## START Data excerpt

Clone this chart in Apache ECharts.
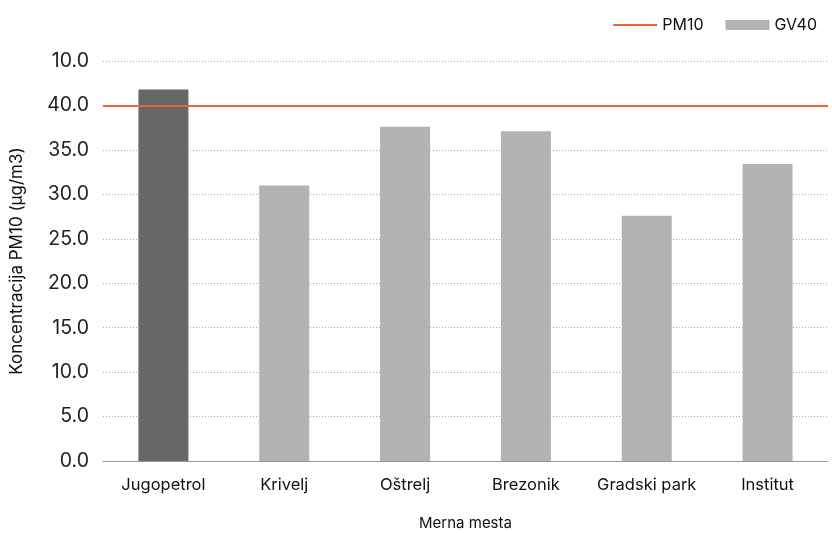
<!DOCTYPE html>
<head>
    <meta charset="utf-8">
    <title>PM10</title>
    <script src="https://cdn.jsdelivr.net/npm/echarts@6/dist/echarts.min.js"></script>
    <style>
        body { margin: 0; background: #fff; }
        #chart { width: 832px; height: 533px; }
    </style>
</head>
<body>
    <div id="chart"></div>
    <script type="text/javascript">
        var categories = ['Jugopetrol', 'Krivelj', 'Oštrelj', 'Brezonik', 'Gradski park', 'Institut'];
        var gv40 = [41.8, 31.0, 37.6, 37.1, 27.6, 33.4];
        var pm10Limit = 40;
        var yTickLabels = ['0.0', '5.0', '10.0', '15.0', '20.0', '25.0', '30.0', '35.0', '40.0', '10.0'];

        var myChart = echarts.init(document.getElementById('chart'));
        var font = 'Inter, "Noto Sans", sans-serif';

        // first bar is darker
        var barData = gv40.map(function (v, i) {
            return i === 0 ? { value: v, itemStyle: { color: '#666766' } } : v;
        });

        var option = {
            textStyle: { fontFamily: font },
            animation: false,
            legend: {
                right: 10,
                top: 12,
                itemWidth: 44,
                itemHeight: 10,
                itemGap: 22,
                textStyle: { fontSize: 16, color: '#111', fontFamily: font },
                data: [
                    { name: 'PM10', icon: 'path://M0,0L44,0L44,2L0,2Z' },
                    { name: 'GV40', icon: 'rect' }
                ]
            },
            grid: { left: 103, right: 4, top: 61, bottom: 72, outerBoundsMode: 'none' },
            xAxis: {
                type: 'category',
                data: categories,
                name: 'Merna mesta',
                nameLocation: 'middle',
                nameGap: 55,
                nameTextStyle: { fontSize: 15, color: '#111', fontFamily: font },
                axisLine: { lineStyle: { color: '#999', width: 1 } },
                axisTick: { show: false },
                axisLabel: { fontSize: 16.5, color: '#111', margin: 16, interval: 0, hideOverlap: false, fontFamily: font }
            },
            yAxis: {
                type: 'value',
                min: 0,
                max: 45,
                interval: 5,
                name: 'Koncentracija PM10 (μg/m3)',
                nameLocation: 'middle',
                nameGap: 78,
                nameTextStyle: { fontSize: 17, color: '#111', fontFamily: font },
                axisLine: { show: false },
                axisTick: { show: false },
                axisLabel: {
                    fontSize: 19.5,
                    color: '#222',
                    margin: 14,
                    fontFamily: font,
                    formatter: function (v) { return yTickLabels[Math.round(v / 5)]; }
                },
                splitLine: { lineStyle: { color: '#aaa', type: [1, 2], width: 1 } }
            },
            series: [
                {
                    name: 'PM10',
                    type: 'line',
                    symbol: 'none',
                    data: [],
                    itemStyle: { color: '#ec6431' },
                    lineStyle: { color: '#ec6431', width: 2 },
                    markLine: {
                        silent: true,
                        symbol: 'none',
                        label: { show: false },
                        lineStyle: { color: '#ec6431', width: 2, type: 'solid' },
                        data: [{ yAxis: pm10Limit }]
                    }
                },
                {
                    name: 'GV40',
                    type: 'bar',
                    barWidth: 50,
                    itemStyle: { color: '#b2b3b2' },
                    data: barData
                }
            ]
        };

        myChart.setOption(option);
    </script>
</body>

## END Data excerpt

● What is being asked
Without the pictures, retype the whole of the material above exactly.

● The completed task
Clone this chart in Apache ECharts.
<!DOCTYPE html>
<head>
    <meta charset="utf-8">
    <title>PM10</title>
    <script src="https://cdn.jsdelivr.net/npm/echarts@6/dist/echarts.min.js"></script>
    <style>
        body { margin: 0; background: #fff; }
        #chart { width: 832px; height: 533px; }
    </style>
</head>
<body>
    <div id="chart"></div>
    <script type="text/javascript">
        var categories = ['Jugopetrol', 'Krivelj', 'Oštrelj', 'Brezonik', 'Gradski park', 'Institut'];
        var gv40 = [41.8, 31.0, 37.6, 37.1, 27.6, 33.4];
        var pm10Limit = 40;
        var yTickLabels = ['0.0', '5.0', '10.0', '15.0', '20.0', '25.0', '30.0', '35.0', '40.0', '10.0'];

        var myChart = echarts.init(document.getElementById('chart'));
        var font = 'Inter, "Noto Sans", sans-serif';

        // first bar is darker
        var barData = gv40.map(function (v, i) {
            return i === 0 ? { value: v, itemStyle: { color: '#666766' } } : v;
        });

        var option = {
            textStyle: { fontFamily: font },
            animation: false,
            legend: {
                right: 10,
                top: 12,
                itemWidth: 44,
                itemHeight: 10,
                itemGap: 22,
                textStyle: { fontSize: 16, color: '#111', fontFamily: font },
                data: [
                    { name: 'PM10', icon: 'path://M0,0L44,0L44,2L0,2Z' },
                    { name: 'GV40', icon: 'rect' }
                ]
            },
            grid: { left: 103, right: 4, top: 61, bottom: 72, outerBoundsMode: 'none' },
            xAxis: {
                type: 'category',
                data: categories,
                name: 'Merna mesta',
                nameLocation: 'middle',
                nameGap: 55,
                nameTextStyle: { fontSize: 15, color: '#111', fontFamily: font },
                axisLine: { lineStyle: { color: '#999', width: 1 } },
                axisTick: { show: false },
                axisLabel: { fontSize: 16.5, color: '#111', margin: 16, interval: 0, hideOverlap: false, fontFamily: font }
            },
            yAxis: {
                type: 'value',
                min: 0,
                max: 45,
                interval: 5,
                name: 'Koncentracija PM10 (μg/m3)',
                nameLocation: 'middle',
                nameGap: 78,
                nameTextStyle: { fontSize: 17, color: '#111', fontFamily: font },
                axisLine: { show: false },
                axisTick: { show: false },
                axisLabel: {
                    fontSize: 19.5,
                    color: '#222',
                    margin: 14,
                    fontFamily: font,
                    formatter: function (v) { return yTickLabels[Math.round(v / 5)]; }
                },
                splitLine: { lineStyle: { color: '#aaa', type: [1, 2], width: 1 } }
            },
            series: [
                {
                    name: 'PM10',
                    type: 'line',
                    symbol: 'none',
                    data: [],
                    itemStyle: { color: '#ec6431' },
                    lineStyle: { color: '#ec6431', width: 2 },
                    markLine: {
                        silent: true,
                        symbol: 'none',
                        label: { show: false },
                        lineStyle: { color: '#ec6431', width: 2, type: 'solid' },
                        data: [{ yAxis: pm10Limit }]
                    }
                },
                {
                    name: 'GV40',
                    type: 'bar',
                    barWidth: 50,
                    itemStyle: { color: '#b2b3b2' },
                    data: barData
                }
            ]
        };

        myChart.setOption(option);
    </script>
</body>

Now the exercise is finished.